> **WHAT THE TASK ASKS**
The line holding "const activeThreshold = 127" is the last one to output; start at the first line of the data, keep every line in between exactly, and leave out pictures.

========================

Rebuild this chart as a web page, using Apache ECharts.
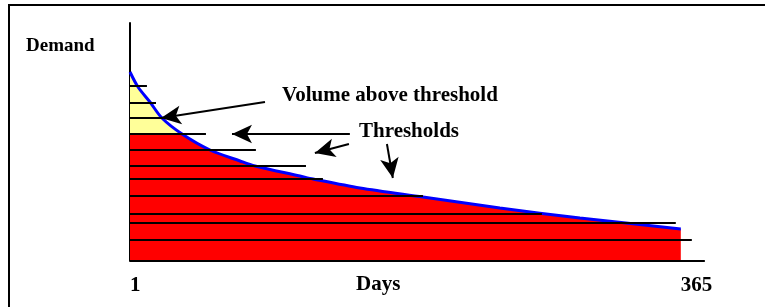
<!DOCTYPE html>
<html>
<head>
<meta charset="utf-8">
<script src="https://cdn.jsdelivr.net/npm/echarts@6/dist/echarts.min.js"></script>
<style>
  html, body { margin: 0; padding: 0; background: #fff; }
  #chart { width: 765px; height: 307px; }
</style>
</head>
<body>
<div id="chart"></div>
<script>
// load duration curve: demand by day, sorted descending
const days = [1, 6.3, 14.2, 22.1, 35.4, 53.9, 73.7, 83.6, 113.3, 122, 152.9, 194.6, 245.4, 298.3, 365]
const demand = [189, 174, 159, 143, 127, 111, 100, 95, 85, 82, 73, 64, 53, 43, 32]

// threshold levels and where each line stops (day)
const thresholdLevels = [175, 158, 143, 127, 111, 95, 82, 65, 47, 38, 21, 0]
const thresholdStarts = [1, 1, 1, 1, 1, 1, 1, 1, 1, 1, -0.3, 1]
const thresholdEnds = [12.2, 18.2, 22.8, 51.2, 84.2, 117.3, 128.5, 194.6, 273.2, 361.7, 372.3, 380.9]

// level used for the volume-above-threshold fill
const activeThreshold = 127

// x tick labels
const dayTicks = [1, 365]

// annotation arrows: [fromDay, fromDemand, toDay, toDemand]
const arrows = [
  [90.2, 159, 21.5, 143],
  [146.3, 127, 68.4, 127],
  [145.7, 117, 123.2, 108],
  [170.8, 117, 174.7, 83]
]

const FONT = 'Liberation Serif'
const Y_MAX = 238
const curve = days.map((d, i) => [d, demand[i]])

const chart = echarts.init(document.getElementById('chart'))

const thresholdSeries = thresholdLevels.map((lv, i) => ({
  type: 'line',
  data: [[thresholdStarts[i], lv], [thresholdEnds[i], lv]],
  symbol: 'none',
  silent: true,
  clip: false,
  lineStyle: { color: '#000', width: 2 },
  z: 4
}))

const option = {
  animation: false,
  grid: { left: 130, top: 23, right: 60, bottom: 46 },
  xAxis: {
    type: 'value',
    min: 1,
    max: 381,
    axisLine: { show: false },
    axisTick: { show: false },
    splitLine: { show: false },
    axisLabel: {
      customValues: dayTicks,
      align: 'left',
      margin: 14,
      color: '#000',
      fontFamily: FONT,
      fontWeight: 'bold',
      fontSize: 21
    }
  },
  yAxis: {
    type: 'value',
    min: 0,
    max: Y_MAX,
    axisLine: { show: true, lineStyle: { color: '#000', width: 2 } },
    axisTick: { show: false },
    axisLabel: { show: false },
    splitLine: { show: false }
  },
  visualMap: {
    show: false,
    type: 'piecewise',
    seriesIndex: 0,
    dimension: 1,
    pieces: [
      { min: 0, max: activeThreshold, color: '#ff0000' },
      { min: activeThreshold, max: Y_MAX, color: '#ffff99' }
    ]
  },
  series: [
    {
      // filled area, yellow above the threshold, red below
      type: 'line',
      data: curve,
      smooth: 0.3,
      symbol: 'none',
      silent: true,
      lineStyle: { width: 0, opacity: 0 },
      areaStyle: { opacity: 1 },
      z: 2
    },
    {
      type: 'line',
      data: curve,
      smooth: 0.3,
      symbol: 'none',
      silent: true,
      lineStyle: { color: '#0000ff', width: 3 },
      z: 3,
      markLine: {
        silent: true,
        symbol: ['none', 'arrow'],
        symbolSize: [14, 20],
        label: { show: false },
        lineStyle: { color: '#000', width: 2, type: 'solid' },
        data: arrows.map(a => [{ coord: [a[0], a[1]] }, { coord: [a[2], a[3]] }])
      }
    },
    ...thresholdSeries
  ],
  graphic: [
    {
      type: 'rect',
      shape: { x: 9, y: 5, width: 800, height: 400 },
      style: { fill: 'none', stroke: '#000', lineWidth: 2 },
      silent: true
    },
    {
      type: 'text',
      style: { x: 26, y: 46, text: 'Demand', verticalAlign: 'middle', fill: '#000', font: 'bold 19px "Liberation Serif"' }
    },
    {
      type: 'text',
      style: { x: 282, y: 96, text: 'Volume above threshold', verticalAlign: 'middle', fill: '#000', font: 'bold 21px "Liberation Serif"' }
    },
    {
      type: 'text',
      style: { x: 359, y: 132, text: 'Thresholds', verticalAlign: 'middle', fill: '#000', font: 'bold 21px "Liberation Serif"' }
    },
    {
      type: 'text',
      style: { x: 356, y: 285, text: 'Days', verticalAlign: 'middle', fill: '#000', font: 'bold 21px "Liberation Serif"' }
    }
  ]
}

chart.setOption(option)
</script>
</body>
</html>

========================

> **EXPECTED ANSWER**
Rebuild this chart as a web page, using Apache ECharts.
<!DOCTYPE html>
<html>
<head>
<meta charset="utf-8">
<script src="https://cdn.jsdelivr.net/npm/echarts@6/dist/echarts.min.js"></script>
<style>
  html, body { margin: 0; padding: 0; background: #fff; }
  #chart { width: 765px; height: 307px; }
</style>
</head>
<body>
<div id="chart"></div>
<script>
// load duration curve: demand by day, sorted descending
const days = [1, 6.3, 14.2, 22.1, 35.4, 53.9, 73.7, 83.6, 113.3, 122, 152.9, 194.6, 245.4, 298.3, 365]
const demand = [189, 174, 159, 143, 127, 111, 100, 95, 85, 82, 73, 64, 53, 43, 32]

// threshold levels and where each line stops (day)
const thresholdLevels = [175, 158, 143, 127, 111, 95, 82, 65, 47, 38, 21, 0]
const thresholdStarts = [1, 1, 1, 1, 1, 1, 1, 1, 1, 1, -0.3, 1]
const thresholdEnds = [12.2, 18.2, 22.8, 51.2, 84.2, 117.3, 128.5, 194.6, 273.2, 361.7, 372.3, 380.9]

// level used for the volume-above-threshold fill
const activeThreshold = 127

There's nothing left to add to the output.